Ce hat-trick gagnant de l’option « sang maternel sur sang maternel » peut apparaître comme une invitation aux éleveurs à « contrebalancer », dans certains cas, l’omniprésence du jeune sang américain dans notre parc de reproducteurs par des retours sur souche ou sur famille. À chacun d’y réfléchir, avec parallèlement ce qui semble un impératif pour fabriquer des trotteurs de top niveau : unir la qualité à la qualité.
Yves JEAN
Dhikti Védaquais ou la double satisfaction de la famille Guay
Le 18 mai 2016, Dhikti Védaquais survole le Saint-Léger des Trotteurs, alors apanage pour la huitième fois de son mentor Philippe Allaire. En l’occasion, le jeune champion venge son auteur, Thorens Védaquais, présent six ans plus tôt à la Prairie pour affirmer son leadership au sein de la jeune génération au monté, mais déclaré non partant dans le Groupe I caennais après un échauffement non convaincant. La cause : une fêlure à un boulet qui sera décelée dans la foulée. Pour revenir à Dhikti Védaquais, en ce jour de triomphe, il apporte une autre satisfaction à la famille Guay : celle de gagner un Classique avec un trotteur dont le pedigree présente un rappel assez proche sur la matrone de son élevage sarthois, Iluska, jument de souche Veslard. Une combinaison génétique mûrement réfléchie par Jean-François Guay, lequel déclarait dans les colonnes de Province Courses : « Je suis un adepte des inbreedings sur les mères, avec un apport en lignée basse du pedigree. Par le passé, le meilleur exemple a été le retour très positif sur Sa Bourbonnaise. Pour le réaliser avec notre souche, il nous fallait un étalon et nous l’avons eu avec Thorens Védaquais ». Et le pari, car tout croisement est un pari, s’est avéré gagnant. Si bien que ceux qui l’ont fait l’ont retenté.
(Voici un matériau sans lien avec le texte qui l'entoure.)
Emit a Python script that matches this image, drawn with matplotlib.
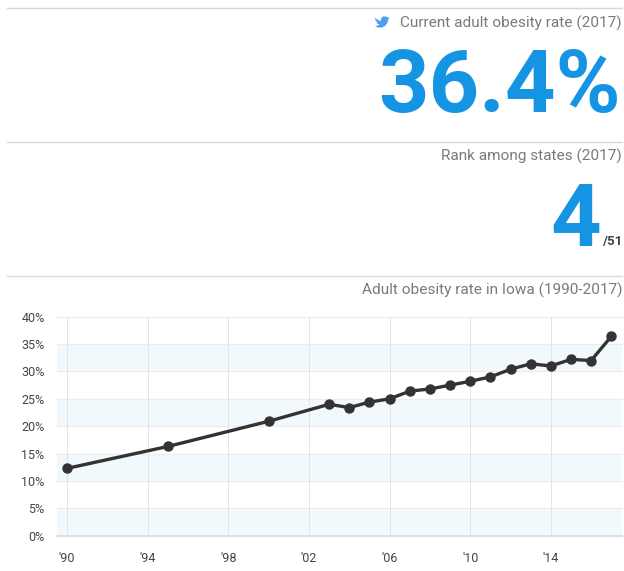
import numpy as np
import matplotlib
matplotlib.use('Agg')
import matplotlib.pyplot as plt
from matplotlib.lines import Line2D
from matplotlib.patches import Polygon

plt.rcParams['font.family'] = ['Roboto', 'DejaVu Sans']

W, H = 624, 571

years = [1990, 1995, 2000, 2003, 2004, 2005, 2006, 2007, 2008, 2009, 2010, 2011, 2012, 2013, 2014, 2015, 2016, 2017]
rates = [12.3, 16.3, 20.9, 24.0, 23.4, 24.4, 25.0, 26.4, 26.8, 27.5, 28.2, 29.0, 30.4, 31.4, 31.0, 32.2, 32.0, 36.4]
x_ticks = [1990, 1994, 1998, 2002, 2006, 2010, 2014]
x_labels = ["'90", "'94", "'98", "'02", "'06", "'10", "'14"]
y_ticks = [0, 5, 10, 15, 20, 25, 30, 35, 40]
y_labels = ['0%', '5%', '10%', '15%', '20%', '25%', '30%', '35%', '40%']
bands = [(0, 5), (10, 15), (20, 25), (30, 35)]

headline = '36.4%'
rank = '4'
rank_total = '/51'
title_rate = 'Current adult obesity rate (2017)'
title_rank = 'Rank among states (2017)'
title_chart = 'Adult obesity rate in Iowa (1990-2017)'

BLUE = '#1694e4'
GREY = '#7a7a7a'
DARK = '#333333'


def fx(px):
    return px / W


def fy(py):
    return 1 - py / H


fig = plt.figure(figsize=(W / 100, H / 100), dpi=100, facecolor='white')

# rules between the blocks
for py in [8, 141.5, 276]:
    fig.add_artist(Line2D([fx(7), fx(622)], [fy(py), fy(py)], color='#d9d9d9', lw=1.0))

fig.text(fx(622), fy(23), title_rate, ha='right', va='center', fontsize=11.1, color=GREY)
fig.text(fx(622), fy(156), title_rank, ha='right', va='center', fontsize=11.1, color=GREY)
fig.text(fx(622), fy(290), title_chart, ha='right', va='center', fontsize=11.1, color=GREY)

fig.text(fx(621), fy(112), headline, ha='right', va='baseline', fontsize=63.5, fontweight='bold', color=BLUE)
fig.text(fx(601.5), fy(246), rank, ha='right', va='baseline', fontsize=63.5, fontweight='bold', color=BLUE)
fig.text(fx(622), fy(245.5), rank_total, ha='right', va='baseline', fontsize=9.5, fontweight='bold', color='#444444')

# twitter bird, rough outline
bird = [(375, 18), (378, 20), (381, 21), (381, 18.5), (383, 16.5), (386, 16.5), (387.5, 17.5),
        (389, 17), (388.5, 18.5), (389.5, 18.2), (388, 20), (387.5, 23), (385, 26), (382, 27.5),
        (378, 27.5), (375, 26), (378, 25.5), (379.5, 24.5), (377, 23.5), (376.5, 22.5), (377.5, 22.3),
        (375.5, 20.5)]
fig.add_artist(Polygon([(fx(a), fy(b)) for a, b in bird], closed=True, transform=fig.transFigure,
                       facecolor='#4f9ef0', edgecolor='none'))

# chart
left, right, top, bottom = 57, 622, 316.7, 535.7
ax = fig.add_axes([fx(left), fy(bottom), fx(right - left), (bottom - top) / H])
ax.set_xlim(1989.5, 2017.53)
ax.set_ylim(0, 40)
ax.set_facecolor('white')

for lo, hi in bands:
    ax.axhspan(lo, hi, facecolor='#f2f9fd', edgecolor='none', zorder=0)
for v in y_ticks:
    ax.axhline(v, color='#ececec', lw=0.9, zorder=1, clip_on=False)
ax.axhline(0, color='#e0e0e0', lw=1.6, zorder=1, clip_on=False)
for v in x_ticks:
    ax.axvline(v, color='#e2e5e7', lw=0.7, zorder=1)

ax.plot(years, rates, color=DARK, lw=2.4, marker='o', ms=6.5, mfc=DARK, mec=DARK, zorder=3, clip_on=False)

for s in ax.spines.values():
    s.set_visible(False)
ax.set_xticks(x_ticks, x_labels)
ax.set_yticks(y_ticks, y_labels)
ax.tick_params(axis='both', length=0, labelsize=9, labelcolor='#444444')
ax.tick_params(axis='x', pad=12)
ax.tick_params(axis='y', pad=9)

fig.savefig('out.png', dpi=100, facecolor='white')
En fabriquant de nouveau un retour sur Iluska, et même plus exactement sur sa fille Bamba de la Chaise, à la fois l’aïeule maternelle de Thorens Védaquais et de Bielsa Védaquaise dont l’union a engendré le prometteur Hudson Védaquais, double vainqueur sous la selle à Vincennes en janvier, qui a par ailleurs la particularité d’être également inbred à quatre rangs sur Workaholic (3 x 4) et Cézio Josselyn (3 x 4), respectivement fils et petit-fils d’un Speedy Crown notamment épaulé dans le tableau du jeune trotteur par l’autre grand chef de race américain, Star’s Pride (5 x 6 x 5).